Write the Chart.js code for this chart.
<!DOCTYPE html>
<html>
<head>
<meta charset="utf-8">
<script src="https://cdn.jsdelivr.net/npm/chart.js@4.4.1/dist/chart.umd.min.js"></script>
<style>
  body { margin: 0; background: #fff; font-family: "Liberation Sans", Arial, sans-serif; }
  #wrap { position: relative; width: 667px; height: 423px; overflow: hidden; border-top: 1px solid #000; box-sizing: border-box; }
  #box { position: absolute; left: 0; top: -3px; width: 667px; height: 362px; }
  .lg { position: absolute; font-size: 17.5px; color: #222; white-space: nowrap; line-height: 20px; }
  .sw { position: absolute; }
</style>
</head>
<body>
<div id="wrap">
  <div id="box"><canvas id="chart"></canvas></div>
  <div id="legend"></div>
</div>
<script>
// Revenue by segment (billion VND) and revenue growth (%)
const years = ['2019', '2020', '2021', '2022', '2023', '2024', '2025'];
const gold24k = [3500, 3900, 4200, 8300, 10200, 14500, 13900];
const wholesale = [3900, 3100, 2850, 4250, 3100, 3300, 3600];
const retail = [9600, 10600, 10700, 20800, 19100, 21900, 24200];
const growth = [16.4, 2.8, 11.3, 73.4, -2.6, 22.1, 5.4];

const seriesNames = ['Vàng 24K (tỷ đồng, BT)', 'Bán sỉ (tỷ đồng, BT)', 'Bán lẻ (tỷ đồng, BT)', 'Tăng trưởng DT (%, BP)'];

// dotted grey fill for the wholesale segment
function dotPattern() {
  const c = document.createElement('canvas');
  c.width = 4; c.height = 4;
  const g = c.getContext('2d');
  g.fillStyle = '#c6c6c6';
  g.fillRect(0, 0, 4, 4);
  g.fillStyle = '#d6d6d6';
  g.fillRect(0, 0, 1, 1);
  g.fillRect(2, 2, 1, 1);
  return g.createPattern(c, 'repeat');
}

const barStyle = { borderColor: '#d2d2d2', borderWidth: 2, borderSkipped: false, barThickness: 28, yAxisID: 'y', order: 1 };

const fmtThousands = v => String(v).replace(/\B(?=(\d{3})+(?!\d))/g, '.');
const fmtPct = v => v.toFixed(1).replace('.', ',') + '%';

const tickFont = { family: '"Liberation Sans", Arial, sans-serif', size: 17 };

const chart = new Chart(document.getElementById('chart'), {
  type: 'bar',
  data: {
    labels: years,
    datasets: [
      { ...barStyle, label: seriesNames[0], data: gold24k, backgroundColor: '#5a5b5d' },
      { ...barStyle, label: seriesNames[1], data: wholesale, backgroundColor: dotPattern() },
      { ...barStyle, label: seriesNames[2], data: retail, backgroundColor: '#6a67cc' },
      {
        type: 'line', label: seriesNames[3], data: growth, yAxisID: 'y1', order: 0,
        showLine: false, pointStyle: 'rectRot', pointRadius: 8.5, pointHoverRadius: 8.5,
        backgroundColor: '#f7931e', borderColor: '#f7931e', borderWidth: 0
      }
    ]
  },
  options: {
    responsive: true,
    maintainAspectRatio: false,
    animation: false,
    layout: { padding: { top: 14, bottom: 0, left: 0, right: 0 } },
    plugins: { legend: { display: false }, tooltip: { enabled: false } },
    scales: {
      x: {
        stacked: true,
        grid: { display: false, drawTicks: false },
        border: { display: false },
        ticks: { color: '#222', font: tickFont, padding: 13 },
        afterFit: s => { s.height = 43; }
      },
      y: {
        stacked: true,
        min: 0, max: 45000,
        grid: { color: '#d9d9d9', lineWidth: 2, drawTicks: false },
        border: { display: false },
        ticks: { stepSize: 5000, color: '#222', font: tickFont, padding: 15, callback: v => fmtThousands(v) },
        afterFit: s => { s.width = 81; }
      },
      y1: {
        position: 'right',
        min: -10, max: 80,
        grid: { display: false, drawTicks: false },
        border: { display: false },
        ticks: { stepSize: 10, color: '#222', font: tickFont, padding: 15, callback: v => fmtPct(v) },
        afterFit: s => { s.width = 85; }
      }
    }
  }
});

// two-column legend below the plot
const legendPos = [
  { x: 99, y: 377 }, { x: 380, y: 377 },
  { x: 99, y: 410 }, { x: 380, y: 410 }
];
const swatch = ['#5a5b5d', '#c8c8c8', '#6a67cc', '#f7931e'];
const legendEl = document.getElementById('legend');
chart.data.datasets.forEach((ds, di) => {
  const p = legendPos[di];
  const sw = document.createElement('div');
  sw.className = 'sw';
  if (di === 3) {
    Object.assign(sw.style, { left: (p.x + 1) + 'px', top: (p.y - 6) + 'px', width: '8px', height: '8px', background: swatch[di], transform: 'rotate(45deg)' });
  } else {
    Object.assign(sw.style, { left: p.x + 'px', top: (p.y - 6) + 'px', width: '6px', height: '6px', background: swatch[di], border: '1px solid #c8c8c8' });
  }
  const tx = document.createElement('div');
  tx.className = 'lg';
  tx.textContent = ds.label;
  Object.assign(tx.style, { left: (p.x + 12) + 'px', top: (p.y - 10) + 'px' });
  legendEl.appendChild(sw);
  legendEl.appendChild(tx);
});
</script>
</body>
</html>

WHAT YOU HAVE TO DO:
What are the exact lines from the beginning of the material through the line containing "const seriesNames = ['Vàng"? Write out those lines alone.

EXERCISE ANSWER:
Write the Chart.js code for this chart.
<!DOCTYPE html>
<html>
<head>
<meta charset="utf-8">
<script src="https://cdn.jsdelivr.net/npm/chart.js@4.4.1/dist/chart.umd.min.js"></script>
<style>
  body { margin: 0; background: #fff; font-family: "Liberation Sans", Arial, sans-serif; }
  #wrap { position: relative; width: 667px; height: 423px; overflow: hidden; border-top: 1px solid #000; box-sizing: border-box; }
  #box { position: absolute; left: 0; top: -3px; width: 667px; height: 362px; }
  .lg { position: absolute; font-size: 17.5px; color: #222; white-space: nowrap; line-height: 20px; }
  .sw { position: absolute; }
</style>
</head>
<body>
<div id="wrap">
  <div id="box"><canvas id="chart"></canvas></div>
  <div id="legend"></div>
</div>
<script>
// Revenue by segment (billion VND) and revenue growth (%)
const years = ['2019', '2020', '2021', '2022', '2023', '2024', '2025'];
const gold24k = [3500, 3900, 4200, 8300, 10200, 14500, 13900];
const wholesale = [3900, 3100, 2850, 4250, 3100, 3300, 3600];
const retail = [9600, 10600, 10700, 20800, 19100, 21900, 24200];
const growth = [16.4, 2.8, 11.3, 73.4, -2.6, 22.1, 5.4];

const seriesNames = ['Vàng 24K (tỷ đồng, BT)', 'Bán sỉ (tỷ đồng, BT)', 'Bán lẻ (tỷ đồng, BT)', 'Tăng trưởng DT (%, BP)'];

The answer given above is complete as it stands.